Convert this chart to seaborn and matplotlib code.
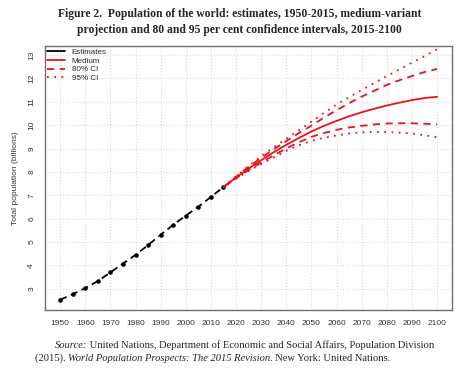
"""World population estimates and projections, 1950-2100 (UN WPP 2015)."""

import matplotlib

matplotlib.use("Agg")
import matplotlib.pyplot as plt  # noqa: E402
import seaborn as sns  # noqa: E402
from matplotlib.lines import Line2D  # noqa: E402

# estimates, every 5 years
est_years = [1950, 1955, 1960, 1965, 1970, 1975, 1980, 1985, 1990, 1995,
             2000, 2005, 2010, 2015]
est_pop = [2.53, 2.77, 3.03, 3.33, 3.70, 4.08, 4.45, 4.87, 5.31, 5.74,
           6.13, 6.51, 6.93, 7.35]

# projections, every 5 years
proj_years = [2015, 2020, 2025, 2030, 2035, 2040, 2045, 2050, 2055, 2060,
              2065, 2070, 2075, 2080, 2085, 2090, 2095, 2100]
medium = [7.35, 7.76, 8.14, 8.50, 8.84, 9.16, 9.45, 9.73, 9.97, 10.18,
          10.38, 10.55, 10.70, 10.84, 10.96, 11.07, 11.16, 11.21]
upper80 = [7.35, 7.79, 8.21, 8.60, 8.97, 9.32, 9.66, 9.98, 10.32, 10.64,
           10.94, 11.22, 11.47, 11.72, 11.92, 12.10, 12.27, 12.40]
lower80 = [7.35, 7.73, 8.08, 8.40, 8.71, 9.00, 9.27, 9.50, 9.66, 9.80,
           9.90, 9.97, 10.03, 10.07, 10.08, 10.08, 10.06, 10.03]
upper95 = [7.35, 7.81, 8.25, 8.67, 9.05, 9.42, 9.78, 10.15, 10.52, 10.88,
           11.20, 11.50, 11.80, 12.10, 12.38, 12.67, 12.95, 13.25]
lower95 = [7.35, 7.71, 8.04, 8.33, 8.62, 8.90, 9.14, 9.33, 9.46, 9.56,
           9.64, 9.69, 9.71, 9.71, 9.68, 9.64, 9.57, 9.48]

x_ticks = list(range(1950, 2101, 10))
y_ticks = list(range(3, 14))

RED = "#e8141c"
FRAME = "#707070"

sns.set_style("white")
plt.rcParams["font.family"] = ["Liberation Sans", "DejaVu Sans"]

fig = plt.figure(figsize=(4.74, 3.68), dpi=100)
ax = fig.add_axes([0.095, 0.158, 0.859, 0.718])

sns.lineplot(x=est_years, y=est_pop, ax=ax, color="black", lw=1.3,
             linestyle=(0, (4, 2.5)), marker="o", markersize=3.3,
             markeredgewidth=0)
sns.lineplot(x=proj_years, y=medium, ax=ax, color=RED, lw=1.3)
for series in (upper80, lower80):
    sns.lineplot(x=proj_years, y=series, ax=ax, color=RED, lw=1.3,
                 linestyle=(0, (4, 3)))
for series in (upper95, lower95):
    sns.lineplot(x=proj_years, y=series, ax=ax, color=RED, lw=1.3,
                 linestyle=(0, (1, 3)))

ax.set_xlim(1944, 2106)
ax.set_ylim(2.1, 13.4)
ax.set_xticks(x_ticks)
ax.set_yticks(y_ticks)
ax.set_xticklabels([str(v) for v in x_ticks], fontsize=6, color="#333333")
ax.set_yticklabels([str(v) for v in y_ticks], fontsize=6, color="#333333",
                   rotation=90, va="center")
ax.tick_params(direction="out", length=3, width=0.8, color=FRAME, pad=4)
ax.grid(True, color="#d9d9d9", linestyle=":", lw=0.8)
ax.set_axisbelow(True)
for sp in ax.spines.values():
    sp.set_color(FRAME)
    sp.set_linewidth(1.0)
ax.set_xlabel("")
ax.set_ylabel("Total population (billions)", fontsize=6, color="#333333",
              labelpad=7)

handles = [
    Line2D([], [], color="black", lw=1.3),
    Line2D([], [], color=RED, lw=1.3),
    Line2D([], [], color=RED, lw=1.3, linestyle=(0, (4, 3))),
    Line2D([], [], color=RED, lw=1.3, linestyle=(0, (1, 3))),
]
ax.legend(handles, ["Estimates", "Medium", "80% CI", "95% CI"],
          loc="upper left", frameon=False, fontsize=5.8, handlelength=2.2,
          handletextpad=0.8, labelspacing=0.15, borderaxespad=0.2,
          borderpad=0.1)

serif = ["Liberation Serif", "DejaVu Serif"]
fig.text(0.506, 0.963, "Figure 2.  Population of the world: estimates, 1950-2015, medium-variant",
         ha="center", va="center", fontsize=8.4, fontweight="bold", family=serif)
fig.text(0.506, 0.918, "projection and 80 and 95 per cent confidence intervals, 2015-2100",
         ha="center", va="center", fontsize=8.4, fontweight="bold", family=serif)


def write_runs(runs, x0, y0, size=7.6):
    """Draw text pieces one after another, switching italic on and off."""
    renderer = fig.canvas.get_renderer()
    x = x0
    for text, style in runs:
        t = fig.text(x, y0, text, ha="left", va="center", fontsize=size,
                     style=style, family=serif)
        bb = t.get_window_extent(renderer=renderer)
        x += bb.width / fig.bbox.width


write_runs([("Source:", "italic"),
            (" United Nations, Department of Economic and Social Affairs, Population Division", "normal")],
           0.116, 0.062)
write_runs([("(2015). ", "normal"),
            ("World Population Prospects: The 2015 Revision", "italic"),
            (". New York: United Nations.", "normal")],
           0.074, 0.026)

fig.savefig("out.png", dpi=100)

◇ ◇ ◇

What you have to do —
Pictures are excluded; copy all other data exactly as shown.

Task response —
Convert this chart to seaborn and matplotlib code.
"""World population estimates and projections, 1950-2100 (UN WPP 2015)."""

import matplotlib

matplotlib.use("Agg")
import matplotlib.pyplot as plt  # noqa: E402
import seaborn as sns  # noqa: E402
from matplotlib.lines import Line2D  # noqa: E402

# estimates, every 5 years
est_years = [1950, 1955, 1960, 1965, 1970, 1975, 1980, 1985, 1990, 1995,
             2000, 2005, 2010, 2015]
est_pop = [2.53, 2.77, 3.03, 3.33, 3.70, 4.08, 4.45, 4.87, 5.31, 5.74,
           6.13, 6.51, 6.93, 7.35]

# projections, every 5 years
proj_years = [2015, 2020, 2025, 2030, 2035, 2040, 2045, 2050, 2055, 2060,
              2065, 2070, 2075, 2080, 2085, 2090, 2095, 2100]
medium = [7.35, 7.76, 8.14, 8.50, 8.84, 9.16, 9.45, 9.73, 9.97, 10.18,
          10.38, 10.55, 10.70, 10.84, 10.96, 11.07, 11.16, 11.21]
upper80 = [7.35, 7.79, 8.21, 8.60, 8.97, 9.32, 9.66, 9.98, 10.32, 10.64,
           10.94, 11.22, 11.47, 11.72, 11.92, 12.10, 12.27, 12.40]
lower80 = [7.35, 7.73, 8.08, 8.40, 8.71, 9.00, 9.27, 9.50, 9.66, 9.80,
           9.90, 9.97, 10.03, 10.07, 10.08, 10.08, 10.06, 10.03]
upper95 = [7.35, 7.81, 8.25, 8.67, 9.05, 9.42, 9.78, 10.15, 10.52, 10.88,
           11.20, 11.50, 11.80, 12.10, 12.38, 12.67, 12.95, 13.25]
lower95 = [7.35, 7.71, 8.04, 8.33, 8.62, 8.90, 9.14, 9.33, 9.46, 9.56,
           9.64, 9.69, 9.71, 9.71, 9.68, 9.64, 9.57, 9.48]

x_ticks = list(range(1950, 2101, 10))
y_ticks = list(range(3, 14))

RED = "#e8141c"
FRAME = "#707070"

sns.set_style("white")
plt.rcParams["font.family"] = ["Liberation Sans", "DejaVu Sans"]

fig = plt.figure(figsize=(4.74, 3.68), dpi=100)
ax = fig.add_axes([0.095, 0.158, 0.859, 0.718])

sns.lineplot(x=est_years, y=est_pop, ax=ax, color="black", lw=1.3,
             linestyle=(0, (4, 2.5)), marker="o", markersize=3.3,
             markeredgewidth=0)
sns.lineplot(x=proj_years, y=medium, ax=ax, color=RED, lw=1.3)
for series in (upper80, lower80):
    sns.lineplot(x=proj_years, y=series, ax=ax, color=RED, lw=1.3,
                 linestyle=(0, (4, 3)))
for series in (upper95, lower95):
    sns.lineplot(x=proj_years, y=series, ax=ax, color=RED, lw=1.3,
                 linestyle=(0, (1, 3)))

ax.set_xlim(1944, 2106)
ax.set_ylim(2.1, 13.4)
ax.set_xticks(x_ticks)
ax.set_yticks(y_ticks)
ax.set_xticklabels([str(v) for v in x_ticks], fontsize=6, color="#333333")
ax.set_yticklabels([str(v) for v in y_ticks], fontsize=6, color="#333333",
                   rotation=90, va="center")
ax.tick_params(direction="out", length=3, width=0.8, color=FRAME, pad=4)
ax.grid(True, color="#d9d9d9", linestyle=":", lw=0.8)
ax.set_axisbelow(True)
for sp in ax.spines.values():
    sp.set_color(FRAME)
    sp.set_linewidth(1.0)
ax.set_xlabel("")
ax.set_ylabel("Total population (billions)", fontsize=6, color="#333333",
              labelpad=7)

handles = [
    Line2D([], [], color="black", lw=1.3),
    Line2D([], [], color=RED, lw=1.3),
    Line2D([], [], color=RED, lw=1.3, linestyle=(0, (4, 3))),
    Line2D([], [], color=RED, lw=1.3, linestyle=(0, (1, 3))),
]
ax.legend(handles, ["Estimates", "Medium", "80% CI", "95% CI"],
          loc="upper left", frameon=False, fontsize=5.8, handlelength=2.2,
          handletextpad=0.8, labelspacing=0.15, borderaxespad=0.2,
          borderpad=0.1)

serif = ["Liberation Serif", "DejaVu Serif"]
fig.text(0.506, 0.963, "Figure 2.  Population of the world: estimates, 1950-2015, medium-variant",
         ha="center", va="center", fontsize=8.4, fontweight="bold", family=serif)
fig.text(0.506, 0.918, "projection and 80 and 95 per cent confidence intervals, 2015-2100",
         ha="center", va="center", fontsize=8.4, fontweight="bold", family=serif)


def write_runs(runs, x0, y0, size=7.6):
    """Draw text pieces one after another, switching italic on and off."""
    renderer = fig.canvas.get_renderer()
    x = x0
    for text, style in runs:
        t = fig.text(x, y0, text, ha="left", va="center", fontsize=size,
                     style=style, family=serif)
        bb = t.get_window_extent(renderer=renderer)
        x += bb.width / fig.bbox.width


write_runs([("Source:", "italic"),
            (" United Nations, Department of Economic and Social Affairs, Population Division", "normal")],
           0.116, 0.062)
write_runs([("(2015). ", "normal"),
            ("World Population Prospects: The 2015 Revision", "italic"),
            (". New York: United Nations.", "normal")],
           0.074, 0.026)

fig.savefig("out.png", dpi=100)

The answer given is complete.